● Exercise aim: Quote every line as written. Omit pictures.

※

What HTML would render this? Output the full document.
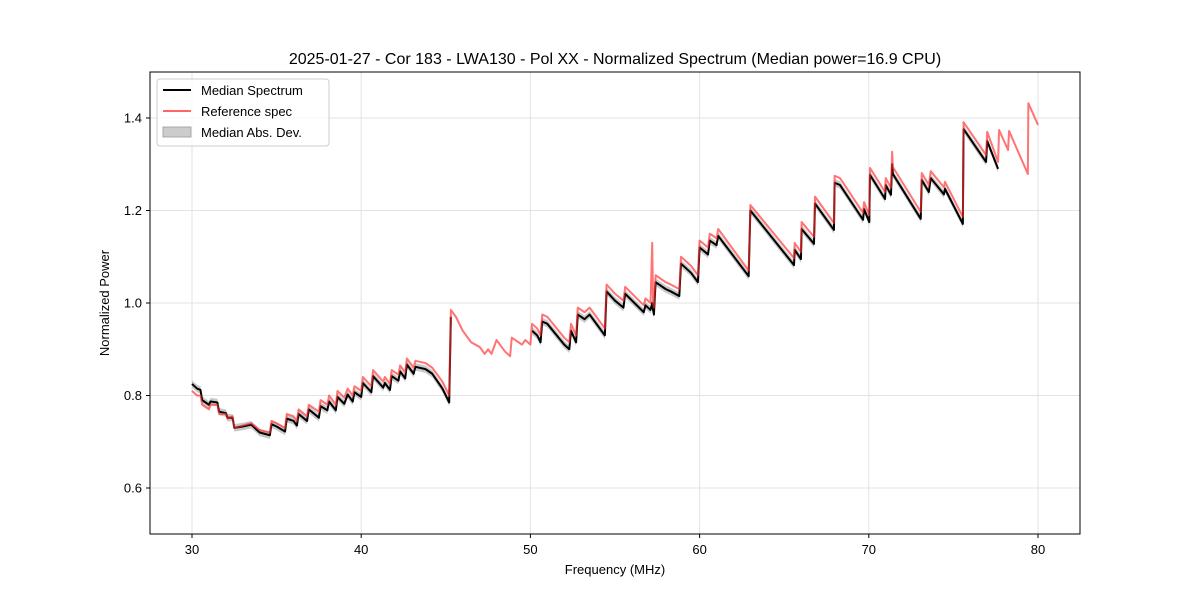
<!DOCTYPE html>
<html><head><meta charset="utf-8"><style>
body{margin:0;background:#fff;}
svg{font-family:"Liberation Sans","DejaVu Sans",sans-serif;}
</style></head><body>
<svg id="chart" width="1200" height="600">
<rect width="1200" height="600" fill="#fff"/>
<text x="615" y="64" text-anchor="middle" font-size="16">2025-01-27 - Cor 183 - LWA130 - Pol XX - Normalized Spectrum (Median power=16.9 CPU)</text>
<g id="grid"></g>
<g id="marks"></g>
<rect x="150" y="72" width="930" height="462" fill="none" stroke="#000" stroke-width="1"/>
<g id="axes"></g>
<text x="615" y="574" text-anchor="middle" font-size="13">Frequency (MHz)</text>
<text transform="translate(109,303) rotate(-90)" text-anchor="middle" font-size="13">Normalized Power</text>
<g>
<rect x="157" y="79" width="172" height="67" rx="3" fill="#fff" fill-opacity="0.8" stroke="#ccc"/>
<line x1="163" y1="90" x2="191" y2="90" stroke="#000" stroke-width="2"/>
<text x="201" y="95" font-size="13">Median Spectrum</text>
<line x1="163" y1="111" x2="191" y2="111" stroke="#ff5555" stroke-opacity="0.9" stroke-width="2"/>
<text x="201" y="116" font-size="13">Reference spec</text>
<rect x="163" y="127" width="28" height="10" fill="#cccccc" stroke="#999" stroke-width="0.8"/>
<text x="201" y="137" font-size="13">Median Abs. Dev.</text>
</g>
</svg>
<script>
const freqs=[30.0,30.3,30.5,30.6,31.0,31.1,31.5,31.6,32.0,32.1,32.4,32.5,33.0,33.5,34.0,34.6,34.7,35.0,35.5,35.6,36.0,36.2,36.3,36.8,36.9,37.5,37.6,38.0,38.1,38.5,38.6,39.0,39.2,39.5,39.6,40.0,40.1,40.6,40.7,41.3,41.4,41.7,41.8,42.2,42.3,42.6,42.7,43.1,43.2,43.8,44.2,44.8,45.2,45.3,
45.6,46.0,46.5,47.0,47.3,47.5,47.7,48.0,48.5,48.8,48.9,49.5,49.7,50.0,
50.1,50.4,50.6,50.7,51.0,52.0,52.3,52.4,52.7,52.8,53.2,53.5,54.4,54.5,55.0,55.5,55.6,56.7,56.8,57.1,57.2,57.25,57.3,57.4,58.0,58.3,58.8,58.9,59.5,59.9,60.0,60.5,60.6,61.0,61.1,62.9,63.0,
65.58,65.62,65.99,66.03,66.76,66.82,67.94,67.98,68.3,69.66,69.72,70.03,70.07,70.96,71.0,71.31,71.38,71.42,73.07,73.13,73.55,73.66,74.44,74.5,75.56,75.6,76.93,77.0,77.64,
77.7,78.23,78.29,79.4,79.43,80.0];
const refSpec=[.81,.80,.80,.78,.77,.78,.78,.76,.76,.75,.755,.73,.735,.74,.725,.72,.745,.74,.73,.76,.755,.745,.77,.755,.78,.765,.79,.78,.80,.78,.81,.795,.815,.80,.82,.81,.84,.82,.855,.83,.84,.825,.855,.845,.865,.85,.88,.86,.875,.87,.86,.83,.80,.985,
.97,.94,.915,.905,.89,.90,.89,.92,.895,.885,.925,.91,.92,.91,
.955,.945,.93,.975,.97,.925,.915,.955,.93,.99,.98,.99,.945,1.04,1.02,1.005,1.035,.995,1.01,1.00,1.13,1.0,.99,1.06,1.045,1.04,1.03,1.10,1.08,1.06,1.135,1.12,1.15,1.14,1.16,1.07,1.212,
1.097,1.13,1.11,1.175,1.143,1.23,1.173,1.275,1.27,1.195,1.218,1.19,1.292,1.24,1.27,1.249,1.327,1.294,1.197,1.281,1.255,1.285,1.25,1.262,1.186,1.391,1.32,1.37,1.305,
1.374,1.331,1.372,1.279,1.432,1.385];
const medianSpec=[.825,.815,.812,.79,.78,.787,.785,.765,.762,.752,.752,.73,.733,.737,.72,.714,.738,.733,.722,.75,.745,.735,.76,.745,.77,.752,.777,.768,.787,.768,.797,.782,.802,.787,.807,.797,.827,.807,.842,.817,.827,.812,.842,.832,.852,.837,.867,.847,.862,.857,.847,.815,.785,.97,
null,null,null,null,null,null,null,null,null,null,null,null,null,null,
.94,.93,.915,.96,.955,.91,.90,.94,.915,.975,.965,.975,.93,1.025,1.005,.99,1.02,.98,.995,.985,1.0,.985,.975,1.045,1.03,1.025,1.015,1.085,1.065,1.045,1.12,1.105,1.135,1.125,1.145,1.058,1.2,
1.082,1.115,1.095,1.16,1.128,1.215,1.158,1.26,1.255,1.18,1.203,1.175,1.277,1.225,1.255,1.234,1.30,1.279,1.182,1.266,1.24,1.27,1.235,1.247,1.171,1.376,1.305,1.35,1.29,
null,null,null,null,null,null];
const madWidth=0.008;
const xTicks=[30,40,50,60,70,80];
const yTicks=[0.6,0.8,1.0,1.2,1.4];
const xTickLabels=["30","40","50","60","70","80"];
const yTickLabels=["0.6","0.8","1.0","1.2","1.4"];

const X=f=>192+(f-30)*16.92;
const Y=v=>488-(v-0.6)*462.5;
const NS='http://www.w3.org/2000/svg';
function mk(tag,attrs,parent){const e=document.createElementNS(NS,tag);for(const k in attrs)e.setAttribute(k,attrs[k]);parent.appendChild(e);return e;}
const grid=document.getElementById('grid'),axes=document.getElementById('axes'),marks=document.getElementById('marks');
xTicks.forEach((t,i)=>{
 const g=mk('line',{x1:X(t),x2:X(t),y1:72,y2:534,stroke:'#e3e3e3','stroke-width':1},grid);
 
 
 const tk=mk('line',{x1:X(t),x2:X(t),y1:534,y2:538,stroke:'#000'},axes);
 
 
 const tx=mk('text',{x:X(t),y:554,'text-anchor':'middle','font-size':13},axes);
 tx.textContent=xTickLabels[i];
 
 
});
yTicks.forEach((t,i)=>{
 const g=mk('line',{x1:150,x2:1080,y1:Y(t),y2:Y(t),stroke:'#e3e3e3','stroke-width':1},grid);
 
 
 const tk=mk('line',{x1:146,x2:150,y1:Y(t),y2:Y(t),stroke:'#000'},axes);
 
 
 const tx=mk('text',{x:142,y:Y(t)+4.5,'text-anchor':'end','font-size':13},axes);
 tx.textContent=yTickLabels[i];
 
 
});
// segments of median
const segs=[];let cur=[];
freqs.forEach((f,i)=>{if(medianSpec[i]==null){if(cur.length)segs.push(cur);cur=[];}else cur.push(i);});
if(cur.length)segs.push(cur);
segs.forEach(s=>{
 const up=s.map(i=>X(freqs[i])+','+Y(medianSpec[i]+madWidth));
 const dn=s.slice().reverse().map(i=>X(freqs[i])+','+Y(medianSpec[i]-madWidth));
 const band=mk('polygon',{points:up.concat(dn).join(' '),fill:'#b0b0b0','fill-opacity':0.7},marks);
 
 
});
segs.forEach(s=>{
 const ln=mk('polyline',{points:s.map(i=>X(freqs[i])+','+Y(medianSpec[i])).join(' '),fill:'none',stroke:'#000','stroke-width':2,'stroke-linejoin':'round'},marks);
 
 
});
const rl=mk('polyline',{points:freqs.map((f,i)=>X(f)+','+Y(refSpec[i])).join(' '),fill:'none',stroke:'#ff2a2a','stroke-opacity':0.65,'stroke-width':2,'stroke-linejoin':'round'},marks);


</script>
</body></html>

※

● Output for this exercise:
What HTML would render this? Output the full document.
<!DOCTYPE html>
<html><head><meta charset="utf-8"><style>
body{margin:0;background:#fff;}
svg{font-family:"Liberation Sans","DejaVu Sans",sans-serif;}
</style></head><body>
<svg id="chart" width="1200" height="600">
<rect width="1200" height="600" fill="#fff"/>
<text x="615" y="64" text-anchor="middle" font-size="16">2025-01-27 - Cor 183 - LWA130 - Pol XX - Normalized Spectrum (Median power=16.9 CPU)</text>
<g id="grid"></g>
<g id="marks"></g>
<rect x="150" y="72" width="930" height="462" fill="none" stroke="#000" stroke-width="1"/>
<g id="axes"></g>
<text x="615" y="574" text-anchor="middle" font-size="13">Frequency (MHz)</text>
<text transform="translate(109,303) rotate(-90)" text-anchor="middle" font-size="13">Normalized Power</text>
<g>
<rect x="157" y="79" width="172" height="67" rx="3" fill="#fff" fill-opacity="0.8" stroke="#ccc"/>
<line x1="163" y1="90" x2="191" y2="90" stroke="#000" stroke-width="2"/>
<text x="201" y="95" font-size="13">Median Spectrum</text>
<line x1="163" y1="111" x2="191" y2="111" stroke="#ff5555" stroke-opacity="0.9" stroke-width="2"/>
<text x="201" y="116" font-size="13">Reference spec</text>
<rect x="163" y="127" width="28" height="10" fill="#cccccc" stroke="#999" stroke-width="0.8"/>
<text x="201" y="137" font-size="13">Median Abs. Dev.</text>
</g>
</svg>
<script>
const freqs=[30.0,30.3,30.5,30.6,31.0,31.1,31.5,31.6,32.0,32.1,32.4,32.5,33.0,33.5,34.0,34.6,34.7,35.0,35.5,35.6,36.0,36.2,36.3,36.8,36.9,37.5,37.6,38.0,38.1,38.5,38.6,39.0,39.2,39.5,39.6,40.0,40.1,40.6,40.7,41.3,41.4,41.7,41.8,42.2,42.3,42.6,42.7,43.1,43.2,43.8,44.2,44.8,45.2,45.3,
45.6,46.0,46.5,47.0,47.3,47.5,47.7,48.0,48.5,48.8,48.9,49.5,49.7,50.0,
50.1,50.4,50.6,50.7,51.0,52.0,52.3,52.4,52.7,52.8,53.2,53.5,54.4,54.5,55.0,55.5,55.6,56.7,56.8,57.1,57.2,57.25,57.3,57.4,58.0,58.3,58.8,58.9,59.5,59.9,60.0,60.5,60.6,61.0,61.1,62.9,63.0,
65.58,65.62,65.99,66.03,66.76,66.82,67.94,67.98,68.3,69.66,69.72,70.03,70.07,70.96,71.0,71.31,71.38,71.42,73.07,73.13,73.55,73.66,74.44,74.5,75.56,75.6,76.93,77.0,77.64,
77.7,78.23,78.29,79.4,79.43,80.0];
const refSpec=[.81,.80,.80,.78,.77,.78,.78,.76,.76,.75,.755,.73,.735,.74,.725,.72,.745,.74,.73,.76,.755,.745,.77,.755,.78,.765,.79,.78,.80,.78,.81,.795,.815,.80,.82,.81,.84,.82,.855,.83,.84,.825,.855,.845,.865,.85,.88,.86,.875,.87,.86,.83,.80,.985,
.97,.94,.915,.905,.89,.90,.89,.92,.895,.885,.925,.91,.92,.91,
.955,.945,.93,.975,.97,.925,.915,.955,.93,.99,.98,.99,.945,1.04,1.02,1.005,1.035,.995,1.01,1.00,1.13,1.0,.99,1.06,1.045,1.04,1.03,1.10,1.08,1.06,1.135,1.12,1.15,1.14,1.16,1.07,1.212,
1.097,1.13,1.11,1.175,1.143,1.23,1.173,1.275,1.27,1.195,1.218,1.19,1.292,1.24,1.27,1.249,1.327,1.294,1.197,1.281,1.255,1.285,1.25,1.262,1.186,1.391,1.32,1.37,1.305,
1.374,1.331,1.372,1.279,1.432,1.385];
const medianSpec=[.825,.815,.812,.79,.78,.787,.785,.765,.762,.752,.752,.73,.733,.737,.72,.714,.738,.733,.722,.75,.745,.735,.76,.745,.77,.752,.777,.768,.787,.768,.797,.782,.802,.787,.807,.797,.827,.807,.842,.817,.827,.812,.842,.832,.852,.837,.867,.847,.862,.857,.847,.815,.785,.97,
null,null,null,null,null,null,null,null,null,null,null,null,null,null,
.94,.93,.915,.96,.955,.91,.90,.94,.915,.975,.965,.975,.93,1.025,1.005,.99,1.02,.98,.995,.985,1.0,.985,.975,1.045,1.03,1.025,1.015,1.085,1.065,1.045,1.12,1.105,1.135,1.125,1.145,1.058,1.2,
1.082,1.115,1.095,1.16,1.128,1.215,1.158,1.26,1.255,1.18,1.203,1.175,1.277,1.225,1.255,1.234,1.30,1.279,1.182,1.266,1.24,1.27,1.235,1.247,1.171,1.376,1.305,1.35,1.29,
null,null,null,null,null,null];
const madWidth=0.008;
const xTicks=[30,40,50,60,70,80];
const yTicks=[0.6,0.8,1.0,1.2,1.4];
const xTickLabels=["30","40","50","60","70","80"];
const yTickLabels=["0.6","0.8","1.0","1.2","1.4"];

const X=f=>192+(f-30)*16.92;
const Y=v=>488-(v-0.6)*462.5;
const NS='http://www.w3.org/2000/svg';
function mk(tag,attrs,parent){const e=document.createElementNS(NS,tag);for(const k in attrs)e.setAttribute(k,attrs[k]);parent.appendChild(e);return e;}
const grid=document.getElementById('grid'),axes=document.getElementById('axes'),marks=document.getElementById('marks');
xTicks.forEach((t,i)=>{
 const g=mk('line',{x1:X(t),x2:X(t),y1:72,y2:534,stroke:'#e3e3e3','stroke-width':1},grid);
 
 
 const tk=mk('line',{x1:X(t),x2:X(t),y1:534,y2:538,stroke:'#000'},axes);
 
 
 const tx=mk('text',{x:X(t),y:554,'text-anchor':'middle','font-size':13},axes);
 tx.textContent=xTickLabels[i];
 
 
});
yTicks.forEach((t,i)=>{
 const g=mk('line',{x1:150,x2:1080,y1:Y(t),y2:Y(t),stroke:'#e3e3e3','stroke-width':1},grid);
 
 
 const tk=mk('line',{x1:146,x2:150,y1:Y(t),y2:Y(t),stroke:'#000'},axes);
 
 
 const tx=mk('text',{x:142,y:Y(t)+4.5,'text-anchor':'end','font-size':13},axes);
 tx.textContent=yTickLabels[i];
 
 
});
// segments of median
const segs=[];let cur=[];
freqs.forEach((f,i)=>{if(medianSpec[i]==null){if(cur.length)segs.push(cur);cur=[];}else cur.push(i);});
if(cur.length)segs.push(cur);
segs.forEach(s=>{
 const up=s.map(i=>X(freqs[i])+','+Y(medianSpec[i]+madWidth));
 const dn=s.slice().reverse().map(i=>X(freqs[i])+','+Y(medianSpec[i]-madWidth));
 const band=mk('polygon',{points:up.concat(dn).join(' '),fill:'#b0b0b0','fill-opacity':0.7},marks);
 
 
});
segs.forEach(s=>{
 const ln=mk('polyline',{points:s.map(i=>X(freqs[i])+','+Y(medianSpec[i])).join(' '),fill:'none',stroke:'#000','stroke-width':2,'stroke-linejoin':'round'},marks);
 
 
});
const rl=mk('polyline',{points:freqs.map((f,i)=>X(f)+','+Y(refSpec[i])).join(' '),fill:'none',stroke:'#ff2a2a','stroke-opacity':0.65,'stroke-width':2,'stroke-linejoin':'round'},marks);


</script>
</body></html>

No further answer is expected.